Belfast, Maine

U.S.A. / 1999 / English / Color / 16mm / 248 min

Director, Editing, Sound, Producer: Frederick Wiseman
Photography: John Davey
Production Company: Belfast Film Inc
Source: Zipporah Films Inc
One Richdale Avenue, Unit #4, Cambridge, MA 02140
Phone:1-617-576-3603 / Fax:1-617-864-8006

Frederick Wiseman

Born in Boston in 1930. Made his directorial debut in 1967 during the height of direct cinema with Titicut Follies, a film about a facility for the criminally insane. Wiseman has made about one film per year throughout his 30 year filmmaking career. High School (1968), Law and Order (1969), Manoeuvre (1979), Missile (1987), Near Death (1989), High School II (1994), and Ballet (1995) all explore the daily routine of American institutions. Model (1980) was shown as a special invitation film at YIDFF '91 and Zoo (1993) won the Mayor's Prize at YIDFF '93. La Comedie Francaise ou l'amour joue(1996) was awarded a Special Prize at YIDFF '97.
In 1998 a large-scale retrospective of his films toured Japan.

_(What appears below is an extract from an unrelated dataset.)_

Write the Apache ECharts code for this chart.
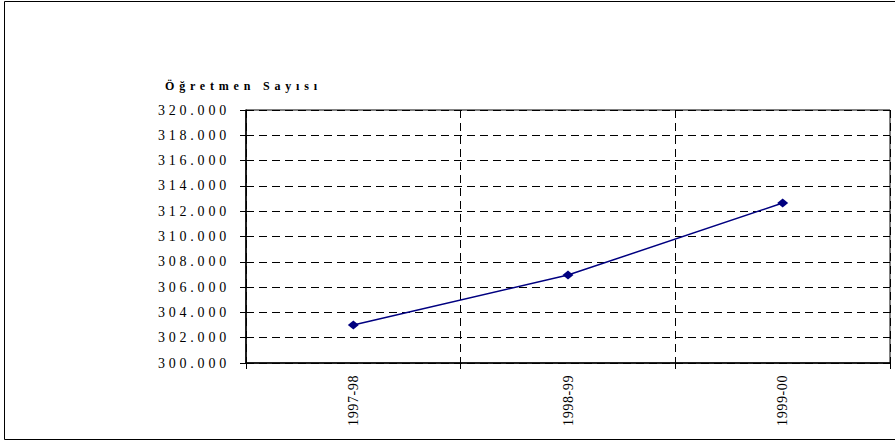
<!DOCTYPE html>
<html>
<head>
<meta charset="utf-8">
<script src="https://cdn.jsdelivr.net/npm/echarts@6/dist/echarts.min.js"></script>
<style>
  html, body { margin: 0; padding: 0; background: #fff; }
  #chart { width: 895px; height: 441px; }
  #chart svg text { font-family: 'Liberation Serif', serif !important; }
</style>
</head>
<body>
<div id="chart"></div>
<script>
// Öğretmen sayısı, öğretim yılına göre
const years = ['1997-98', '1998-99', '1999-00']
const teachers = [303000, 306950, 312650]
const yMin = 300000
const yMax = 320000
const yStep = 2000

const serif = "'Liberation Serif', serif"
const titleText = 'Öğretmen Sayısı'

const chart = echarts.init(document.getElementById('chart'), null, { renderer: 'svg' })
chart.setOption({
  animation: false,
  textStyle: { fontFamily: serif, color: '#000' },
  graphic: [
    {
      type: 'rect',
      shape: { x: 4.5, y: 1.5, width: 900, height: 438 },
      style: { fill: 'none', stroke: '#000', lineWidth: 1 },
      silent: true,
    },
    {
      type: 'text',
      left: 165,
      top: 80,
      style: {
        text: titleText,
        font: 'bold 12px ' + serif,
        fill: '#000',
      },
    },
  ],
  grid: {
    left: 246,
    right: 5,
    top: 110,
    bottom: 78,
    show: true,
    borderColor: '#000',
    borderWidth: 1,
  },
  xAxis: {
    type: 'category',
    data: years,
    boundaryGap: true,
    axisLine: { lineStyle: { color: '#000', width: 1.5 } },
    axisTick: { show: true, alignWithLabel: false, length: 6, lineStyle: { color: '#000' } },
    axisLabel: { rotate: 90, margin: 12, fontSize: 14, color: '#000', fontFamily: serif },
    splitLine: { show: true, lineStyle: { color: '#000', type: [8, 5], width: 1 } },
  },
  yAxis: {
    type: 'value',
    min: yMin,
    max: yMax,
    interval: yStep,
    axisLine: { show: true, lineStyle: { color: '#000', width: 1.5 } },
    axisTick: { show: true, inside: false, length: 6, lineStyle: { color: '#000' } },
    axisLabel: {
      margin: 16,
      fontSize: 14,
      color: '#000',
      fontFamily: serif,
      formatter: (v) => (v / 1000).toFixed(3),
    },
    splitLine: { show: true, lineStyle: { color: '#000', type: [8, 5], width: 1 } },
  },
  series: [
    {
      name: titleText,
      type: 'line',
      data: teachers,
      symbol: 'diamond',
      symbolSize: [11, 9],
      lineStyle: { color: '#000080', width: 1.5 },
      itemStyle: { color: '#000080' },
    },
  ],
})

// the original uses widely spaced lettering
document.querySelectorAll('#chart svg text').forEach((t) => {
  const s = t.textContent
  if (s === titleText) t.setAttribute('letter-spacing', '4.8')
  else if (/^\d{3}\.\d{3}$/.test(s)) t.setAttribute('letter-spacing', '3.8')
  else if (years.includes(s)) t.setAttribute('letter-spacing', '0.6')
})
</script>
</body>
</html>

The town of Belfast, Maine is the protagonist of this, Frederick Wiseman's 30th film about contemporary American life. Says Wiseman, "When I started in 1966, a lot of the documentary movies were following just one famous person. I thought it would be interesting to make a movie where the place would be the star."* Belfast seems to be a place out of its own time. Many of the citizens are aged, some of them needing permanent care, and amongst the beautiful autumn leaves of the state of Maine, many of the houses are abandoned. Yet, issues concerning contemporary American society; changes in sexual and gender morals, HIV, drug addiction, child abuse, Medicare reform, etc., are also this town's concerns.
At this crossroads of past and present, the historical aspects of Wiseman's films, already apparent in La Comédie Française ou l'amour joué and Public Housing are further developed. Some viewers may think that the portrayals of hospital, court of law, high-school, meat processing factories, and social workers at work, are self-parodies of Wiseman's previous films. Have Arthur Miller and Herman Melville, two great American authors who are referred to in this film, inspired the filmmaker?
As always, Wiseman's masterful structuring of his footage provokes many a thought in the viewers' minds. Using water and its various forms as leitmotif, he compiles this mosaic portrait of an American small town filled with poesy. [Fujiwara Toshifumi]
*Mr.Wiseman's comments from an interview with the author at YIDFF '97.

Director's Statement
I have always been fascinated by ordinary experience. By "ordinary" I mean simply experiences that many people have in one from or another, although the specific aspects of their experiences may be unique. A film about a small town, in this case Belfast, Maine, gave me a chance to look at a small city in the same way that I have studied other institutions.
Belfast, Maine is a film about a beautiful old New England port city originally settled in the 17th century. The film is a portrait of daily life with particular emphasis on the work and the cultural life of the community. Among the activities shown in the film are the work of lobster men, tug-boat operators, factory workers, shop owners, city counselors, doctors, judges, policemen, teachers, social workers, nurses and ministers. Cultural activities include choir rehearsal, dance class, music lessons and theater production. The film is about ordinary experience in this small American city.
Belfast, Maine links together some of the principal themes of my previous films and at the same time tries to give a sense of the rhythm of daily life and experience which is familiar to and forms the common experience of many Americans.